Harmony Acres must come down


By Patsy Nicosia

The fire-damaged Harmony Acres building on Cobleskill’s Main Street is unsafe and a public nuisance and needs to come down.
That’s the determination Village of Cobleskill Codes Enforcement Officer Mike Piccolo made after inspecting the once-grand structure last Wednesday.
Hundreds of volunteers responded to a late-May electrical fire at the large wood-frame building, built in 1820 as the United States Hotel and later, Lambert’s clothing store.
Developer and former mayor Mark Nadeau has since purchased the building from owner Tom Blair and Wednesday, went before a joint meeting of the Planning Board and Historic District Review Commission seeking permission for its demolition.
Mr. Piccolo’s decision that 189 Main Street is “an unsafe building which constitutes a menace to the safety, health, and general welfare of the inhabitants of the village and which is a public nuisance” supersedes any action by the two agencies, which could have placed conditions on the building’s demolition.
Specifically, Mr.
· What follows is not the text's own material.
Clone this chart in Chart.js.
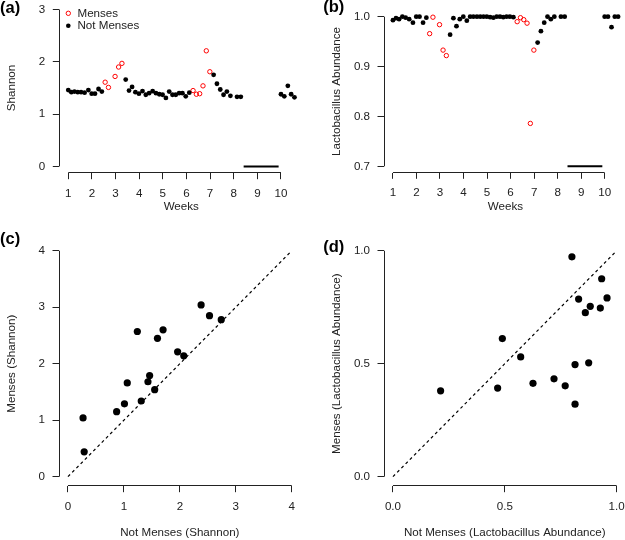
<!DOCTYPE html>
<html>
<head>
<meta charset="utf-8">
<script src="https://cdn.jsdelivr.net/npm/chart.js@4.4.1/dist/chart.umd.min.js"></script>
<style>
  html, body { margin: 0; padding: 0; background: #fff; width: 625px; height: 540px; overflow: hidden; position: relative; }
  canvas { position: absolute; }
</style>
</head>
<body>
<canvas id="chartA" style="left:0;top:0" width="310" height="220"></canvas>
<canvas id="chartB" style="left:310px;top:0" width="320" height="220"></canvas>
<canvas id="chartC" style="left:0;top:220px" width="310" height="320"></canvas>
<canvas id="chartD" style="left:310px;top:220px" width="320" height="320"></canvas>
<script>
// ---- data ----
// time points (weeks) of the samples, daily sampling
const weeksNotMenses = [1.00, 1.13, 1.26, 1.40, 1.54, 1.69, 1.85, 1.99, 2.13, 2.28, 2.42,
  3.43, 3.57, 3.70, 3.84, 3.99, 4.14, 4.28, 4.42, 4.57, 4.71, 4.85, 4.99, 5.13, 5.27, 5.41, 5.55, 5.69, 5.83, 5.97, 6.12,
  7.15, 7.29, 7.43, 7.57, 7.71, 7.86, 8.14, 8.30,
  10.00, 10.14, 10.29, 10.43, 10.57];
const weeksMenses = [2.56, 2.70, 2.98, 3.13, 3.27, 6.28, 6.42, 6.56, 6.70, 6.84, 6.99];

// (a) Shannon diversity
const shannonNotMenses = [1.46, 1.42, 1.43, 1.42, 1.42, 1.41, 1.46, 1.39, 1.39, 1.48, 1.43,
  1.66, 1.45, 1.52, 1.42, 1.39, 1.44, 1.37, 1.40, 1.44, 1.40, 1.38, 1.37, 1.31, 1.43, 1.37, 1.37, 1.40, 1.40, 1.34, 1.41,
  1.75, 1.58, 1.47, 1.37, 1.43, 1.35, 1.33, 1.33,
  1.38, 1.34, 1.54, 1.38, 1.32];
const shannonMenses = [1.61, 1.51, 1.72, 1.90, 1.97, 1.45, 1.38, 1.39, 1.54, 2.21, 1.81];

// (b) Lactobacillus abundance
const lactoNotMenses = [0.993, 0.997, 0.995, 1.0, 0.998, 0.995, 0.988, 1.0, 1.0, 0.988, 0.998,
  0.964, 0.997, 0.981, 0.995, 1.0, 0.992, 1.0, 1.0, 1.0, 1.0, 1.0, 1.0, 0.999, 0.998, 1.0, 1.0, 0.999, 1.0, 1.0, 0.999,
  0.948, 0.971, 0.988, 1.0, 0.995, 1.0, 1.0, 1.0,
  1.0, 1.0, 0.979, 1.0, 1.0];
const lactoMenses = [0.966, 0.999, 0.984, 0.933, 0.922, 0.990, 0.998, 0.994, 0.987, 0.786, 0.933];

// black bar along the bottom of (a) and (b)
const gapWeeks = [8.42, 9.90];

// (c) per-subject Shannon, not menses vs menses
const notMensesShannon = [0.27, 0.29, 0.87, 1.01, 1.06, 1.24, 1.31, 1.43, 1.46, 1.55, 1.60, 1.70, 1.96, 2.07, 2.38, 2.53, 2.74];
const mensesShannon = [1.04, 0.44, 1.15, 1.29, 1.66, 2.57, 1.34, 1.68, 1.79, 1.54, 2.45, 2.60, 2.21, 2.14, 3.04, 2.85, 2.78];

// (d) per-subject Lactobacillus abundance
const notMensesLacto = [0.213, 0.468, 0.489, 0.571, 0.626, 0.720, 0.770, 0.800, 0.814, 0.814, 0.830, 0.860, 0.875, 0.882, 0.927, 0.933, 0.957];
const mensesLacto = [0.380, 0.392, 0.611, 0.530, 0.413, 0.433, 0.402, 0.973, 0.321, 0.496, 0.786, 0.726, 0.504, 0.754, 0.746, 0.876, 0.791];

// tick labels
const weekTicks = [1, 2, 3, 4, 5, 6, 7, 8, 9, 10];
const shannonTicks = [0, 1, 2, 3];
const lactoTicks = [0.7, 0.8, 0.9, 1.0];
const shannonPairTicks = [0, 1, 2, 3, 4];
const lactoPairTicks = [0, 0.5, 1.0];

// ---- styling helpers ----
const INK = '#222';
const FONT = {family: "'Liberation Sans', Arial, sans-serif", size: 11.6};
const BOLD = {family: "'Liberation Sans', Arial, sans-serif", size: 16.5, weight: 'bold'};

function zip(xs, ys){
    return xs.map((x, i) => ({x: x, y: ys[i]}));
}

// R style axis: ticks only where asked, fixed box size
function rScale(min, max, tickVals, fmt, title, size, titlePad){
    return {
        type: 'linear', min: min, max: max, bounds: 'data',
        afterBuildTicks: s => { s.ticks = tickVals.map(v => ({value: v})); },
        afterFit: s => {
            if (s.isHorizontal()) s.height = size; else s.width = size;
            s.paddingTop = s.paddingBottom = s.paddingLeft = s.paddingRight = 0;
        },
        grid: {drawOnChartArea: false, drawTicks: true, tickLength: 6.5, color: INK},
        border: {display: true, color: 'rgba(0,0,0,0)', width: 1},
        ticks: {color: INK, font: FONT, padding: 7.5, autoSkip: false, maxRotation: 0, callback: v => fmt(v)},
        title: {display: true, text: title, color: INK, font: FONT, padding: titlePad}
    };
}

// axis line that runs from first to last tick only
const rAxisLines = {
    id: 'rAxisLines',
    afterDraw(chart){
        const ctx = chart.ctx, area = chart.chartArea;
        const xs = chart.scales.x, ys = chart.scales.y;
        const yb = Math.round(area.bottom - 0.5) + 0.5;
        const xl = Math.round(area.left - 0.5) + 0.5;
        ctx.save();
        ctx.strokeStyle = INK;
        ctx.lineWidth = 1;
        ctx.beginPath();
        ctx.moveTo(xs.getPixelForValue(xs.ticks[0].value), yb);
        ctx.lineTo(xs.getPixelForValue(xs.ticks[xs.ticks.length - 1].value), yb);
        ctx.moveTo(xl, ys.getPixelForValue(ys.ticks[0].value));
        ctx.lineTo(xl, ys.getPixelForValue(ys.ticks[ys.ticks.length - 1].value));
        ctx.stroke();
        ctx.restore();
    }
};

function panelLabel(text, x, y){
    return {
        id: 'panelLabel',
        afterDraw(chart){
            const ctx = chart.ctx;
            ctx.save();
            ctx.fillStyle = '#000';
            ctx.font = 'bold ' + BOLD.size + 'px ' + BOLD.family;
            ctx.textAlign = 'left';
            ctx.textBaseline = 'middle';
            ctx.fillText(text, x, y);
            ctx.restore();
        }
    };
}

// small legend in the corner of (a)
const cornerLegend = {
    id: 'cornerLegend',
    afterDraw(chart){
        const ctx = chart.ctx;
        ctx.save();
        ctx.font = FONT.size + 'px ' + FONT.family;
        ctx.textBaseline = 'middle';
        ctx.fillStyle = INK;
        ctx.fillText('Menses', 77.5, 13.5);
        ctx.fillText('Not Menses', 77.5, 26);
        ctx.beginPath();
        ctx.arc(68.3, 13.3, 2.2, 0, Math.PI * 2);
        ctx.strokeStyle = '#f00';
        ctx.lineWidth = 1;
        ctx.stroke();
        ctx.beginPath();
        ctx.arc(68.3, 25.7, 2.3, 0, Math.PI * 2);
        ctx.fillStyle = '#000';
        ctx.fill();
        ctx.restore();
    }
};

function timeDatasets(notVals, mensVals, barY){
    return [
        {data: zip(gapWeeks, [barY, barY]), showLine: true, borderColor: '#000', borderWidth: 2, pointRadius: 0},
        {data: zip(weeksNotMenses, notVals), backgroundColor: '#000', borderWidth: 0, pointRadius: 2.4, pointHoverRadius: 2.4},
        {data: zip(weeksMenses, mensVals), backgroundColor: 'rgba(0,0,0,0)', borderColor: '#f00', borderWidth: 1, pointRadius: 2.2, pointHoverRadius: 2.2}
    ];
}

function pairDatasets(xs, ys, lineEnd){
    return [
        {data: zip([0, lineEnd], [0, lineEnd]), showLine: true, borderColor: '#000', borderWidth: 1.2, borderDash: [3, 3], pointRadius: 0},
        {data: zip(xs, ys), backgroundColor: '#000', borderWidth: 0, pointRadius: 3.6, pointHoverRadius: 3.6}
    ];
}

function makeChart(id, datasets, padding, xScale, yScale, plugins){
    new Chart(document.getElementById(id), {
        type: 'scatter',
        data: {datasets: datasets},
        options: {
            responsive: false,
            animation: false,
            events: [],
            layout: {padding: padding},
            plugins: {legend: {display: false}, tooltip: {enabled: false}},
            scales: {x: xScale, y: yScale}
        },
        plugins: plugins
    });
}

const intFmt = v => String(v);
const oneDec = v => v.toFixed(1);

// (a)
makeChart('chartA', timeDatasets(shannonNotMenses, shannonMenses, 0),
    {top: 0.3, right: 6.8, left: 0, bottom: 0},
    rScale(0.62, 10.94, weekTicks, intFmt, 'Weeks', 47.3, {top: 0, bottom: 6.1}),
    rScale(-0.12, 3.12, shannonTicks, intFmt, 'Shannon', 59.3, {top: 5.1, bottom: 0}),
    [rAxisLines, panelLabel('(a)', 0, 8), cornerLegend]);

// (b)
makeChart('chartB', timeDatasets(lactoNotMenses, lactoMenses, 0.7),
    {top: 10.7, right: 1.8, left: 0, bottom: 0},
    rScale(0.62, 10.94, weekTicks, intFmt, 'Weeks', 47.7, {top: 0, bottom: 6.1}),
    rScale(0.688, 1.012, lactoTicks, oneDec, 'Lactobacillus Abundance', 74, {top: 19.8, bottom: 0}),
    [rAxisLines, panelLabel('(b)', 13.3, 7)]);

// (c)
makeChart('chartC', pairDatasets(notMensesShannon, mensesShannon, 4),
    {top: 21.7, right: 9.3, left: 0, bottom: 0},
    rScale(-0.16, 4.16, shannonPairTicks, intFmt, 'Not Menses (Shannon)', 54.3, {top: 0, bottom: 0}),
    rScale(-0.16, 4.16, shannonPairTicks, intFmt, 'Menses (Shannon)', 59, {top: 4.8, bottom: 0}),
    [rAxisLines, panelLabel('(c)', 0, 19)]);

// (d)
makeChart('chartD', pairDatasets(notMensesLacto, mensesLacto, 1),
    {top: 21.7, right: 4.4, left: 0, bottom: 0},
    rScale(-0.04, 1.04, lactoPairTicks, oneDec, 'Not Menses (Lactobacillus Abundance)', 54.3, {top: 0, bottom: 0}),
    rScale(-0.04, 1.04, lactoPairTicks, oneDec, 'Menses (Lactobacillus Abundance)', 74, {top: 19.8, bottom: 0}),
    [rAxisLines, panelLabel('(d)', 13.3, 27.5)]);
</script>
</body>
</html>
Piccolo said he found: Noxious odors from deteriorating materials, compromised structural integrity of the roof and second and first floors, and rapidly-growing mold.
“Over the past three months, the structure has become saturated with water, which has increased the weight load on the remaining bearing beams and supports, overtaxing them,” he wrote in his decision, dated September 8.
“The building grows more unstable each day, and it shall be demolished as soon as possible.”
Mr. Piccolo’s determination meant no action was required by either the Planning Board of HDRC, which will, however, have a say in what Mr. Nadeau eventually puts up at the site.
Mr. Piccolo said Mr. Nadeau has submitted preliminary paperwork for the project and plans to put a multi-purpose commercial building on the site.
Mr. Nadeau said Monday he plans a one-and-a-half-story building with a slightly smaller footprint--about 7,400 square-feet—than what’s there now to allow for some additional parking along Union Street.
As the building is demolished, Mr. Nadeau said, he hopes to recover some of the cut-stone foundation and use it to create a rock wall with an outdoor, lighted pavilion with a natural gas fireplace on the Main Street side of the property.
Mr. Nadeau said he can accommodate from 5-9 tenants and has plans for a locally-run steakhouse in the front half of the building.
He said the building he’s proposed has a “country farmhouse look” with elements of Mission style, faux stone wainscoting, gable peaks, and cupolas.
Approval for any structure, Mr. Piccolo said, is subject to site plan review, which includes public hearings, and action by both the Planning Board and HDRC.
Mr. Nadeau said he is waiting on engineers’ reports regarding asbestos removal before demolition can begin.